29 março 2008

QUEM FICA PARA FECHAR A PORTA?

Desconheço se a ministra da Educação lê jornais. Talvez, por absoluta impossibilidade, o não o faça. Na sua vidinha atarefada não lhe sobrará tempo para essas minudências. Deve ter uma súcia de assessores que lhe peneiram as notícias e, todas as manhãs, como em tempos faziam àqueleoutro, lhe entregam o seu diário, expurgado de desastres. Desgraçadamente, a malha da joeira é fina em demasia e, além de todo o farelo, retém, também, muita da farinha.

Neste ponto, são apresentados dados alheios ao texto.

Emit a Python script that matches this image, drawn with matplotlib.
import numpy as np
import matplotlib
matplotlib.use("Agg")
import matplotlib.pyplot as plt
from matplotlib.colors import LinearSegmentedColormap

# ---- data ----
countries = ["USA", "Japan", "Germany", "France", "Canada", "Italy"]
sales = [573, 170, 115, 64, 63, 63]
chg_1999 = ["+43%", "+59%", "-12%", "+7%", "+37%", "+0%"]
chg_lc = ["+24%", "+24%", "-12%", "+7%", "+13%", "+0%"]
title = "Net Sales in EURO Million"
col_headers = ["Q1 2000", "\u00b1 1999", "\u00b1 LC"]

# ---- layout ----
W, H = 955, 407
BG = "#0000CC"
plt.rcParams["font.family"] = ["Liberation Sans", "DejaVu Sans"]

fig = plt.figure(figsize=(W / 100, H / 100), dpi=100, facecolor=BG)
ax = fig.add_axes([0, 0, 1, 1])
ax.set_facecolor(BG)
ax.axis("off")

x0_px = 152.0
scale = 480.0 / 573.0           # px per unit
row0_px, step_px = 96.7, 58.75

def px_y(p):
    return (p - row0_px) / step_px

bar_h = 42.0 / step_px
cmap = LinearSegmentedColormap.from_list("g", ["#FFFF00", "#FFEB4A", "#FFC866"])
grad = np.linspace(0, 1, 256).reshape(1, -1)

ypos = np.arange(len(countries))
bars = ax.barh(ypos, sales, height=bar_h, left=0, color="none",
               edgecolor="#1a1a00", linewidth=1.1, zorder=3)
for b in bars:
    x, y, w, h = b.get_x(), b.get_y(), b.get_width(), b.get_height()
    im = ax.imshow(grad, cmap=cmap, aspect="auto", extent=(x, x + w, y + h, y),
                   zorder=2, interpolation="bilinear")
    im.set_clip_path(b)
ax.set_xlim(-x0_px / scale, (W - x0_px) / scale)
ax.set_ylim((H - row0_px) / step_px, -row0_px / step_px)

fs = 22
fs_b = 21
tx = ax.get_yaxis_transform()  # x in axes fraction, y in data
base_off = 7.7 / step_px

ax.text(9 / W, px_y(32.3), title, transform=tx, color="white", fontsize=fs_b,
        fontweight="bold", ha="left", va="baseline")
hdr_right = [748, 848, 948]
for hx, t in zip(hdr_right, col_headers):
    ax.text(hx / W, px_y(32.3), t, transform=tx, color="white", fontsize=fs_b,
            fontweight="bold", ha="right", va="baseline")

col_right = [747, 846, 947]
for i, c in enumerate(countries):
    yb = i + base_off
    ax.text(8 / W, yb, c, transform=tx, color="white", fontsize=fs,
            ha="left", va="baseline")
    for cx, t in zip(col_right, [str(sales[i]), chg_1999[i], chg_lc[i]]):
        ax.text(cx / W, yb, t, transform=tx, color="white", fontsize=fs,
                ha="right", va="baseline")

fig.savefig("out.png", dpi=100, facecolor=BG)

Pelo crivo dos yes-men não passou, com toda a certeza, a notícia “Mais professores querem trocar a sala de aula pela reforma antecipada”, inserta no Público de ontem. Se tivesse passado, a senhora ministra ficaria a saber que:
Ana Maria Brito Jorge, professora de Matemática com 58 anos de idade, vai-se embora porque lhe “falta motivação para enfrentar mais um ciclo que, até pode acabar bem, mas que está a ser muito mal gerido”. Ela, que durante 18 anos foi co-autora de manuais escolares da editora Areal, e hoje é professora titular, até se podia acomodar e ver passar as coisas mas isso era se aceitasse as novas regras “e tivesse estômago para calar a discordância”, o que não pode fazer porque “esta avaliação é completamente desfocada e desajustada da realidade das escolas. Tem uma tal sofisticação burocrática que a torna completamente inexequível”. Chegou a uma altura em que sente escaparem-se-lhe as forças para enfrentar um “atípico e nebuloso ciclo”;
Maria Augusta Jorge Mendes, de 59 anos, é professora de Físico-Química. Esta professora, que foi um dos sete membros nomeados pelo governo para a comissão eleitoral do Conselho das Escolas, diz que reconhece à ministra, “boas intenções” e, até, “vontade de dialogar”, no entanto lá vai dizendo que “boas intenções não chegam e a tendência é para que o ambiente das escolas se degrade ainda mais”. Sente-se “cansada” e “desencantada”. Se num dia fazia parte do “unido” e ”solidário” corpo docente da prestigiada Escola Secundária Infanta D. Maria, no dia seguinte “passou a ser mais um entre os malandros dos professores que nem trabalham nem querem trabalhar”. Por tudo isto, apesar de sair penalizada com nove por cento na sua pensão, apresta-se para deixar o ensino;
Isabel Gaspar Lopes, 61 anos de idade e 37 de profissão, professora de Português na Secundária de D. Duarte, em Coimbra, ainda que com uma penalização de 4,5 por cento na sua pensão, bateu com a porta em Dezembro. Saiu, “a tempo de ter algumas saudades”, mas, “a degradação do ambiente na escola era tal que mais um pouco e já não as teria”;
Carlos Afonso, 57 anos, professor de História, requisitado pela Direcção Regional de Educação do Algarve, na iminência de voltar à escola, sente-se deslocado e abandona a profissão, ainda que isso lhe custe uma penalização de 22,5 por cento na sua reforma. “Já não tenho idade para aguentar este barco”, diz;
Lurdes Brito, 56 anos, os últimos 34 a leccionar Português e Francês, mesmo que com uma penalização de 22,5 por cento, também conta os dias para se vir embora. “O que acontece é que perdi a esperança”, diz. A carga burocrática que assoberba hoje em dia os professores está a deixá-los sem tempo para preparar as aulas. “Todos os papéis que é preciso preencher sem que isso contribua para a qualidade do ensino…”;
José Campinho, 60 anos, professor de Latim e Português na Secundária de Barcelos, tem os papéis preenchidos. No dia 22 de Abril, quando fizer 60 anos e meio, avança com o pedido de aposentação. Ainda que esse passo lhe leve 4,5 por cento da reforma, vai-se embora porque, diz, “ninguém consegue ser bom professor se não estiver motivado”, não se coibindo de afirmar que “o Ministério da Educação não deixa que os professores sejam exigentes e cria mecanismos sub-reptícios a pensar no sucesso estatístico”.
Se a notícia chegasse aos olhos ou aos ouvidos da ministra, diria, como sempre o diz, aliás, que são casos pontuais sem qualquer significado. Mas quem, como ela, se move com enorme desenvoltura pelos meandros das estatísticas saberá que esta é uma amostra significativa do desencanto que vai tomando conta do corpo docente das nossas escolas. Desgraçadamente, aqueles que, desiludidos, saem quando tinham ainda muito para dar à educação, são, porventura, os melhores dentre os melhores. Quem prefere perder uma parte considerável das suas reformas e sair são aqueles que não arranjam coragem para ficar a assistir ao esboroar da obra que durante décadas, dedicadamente, ajudaram a construir.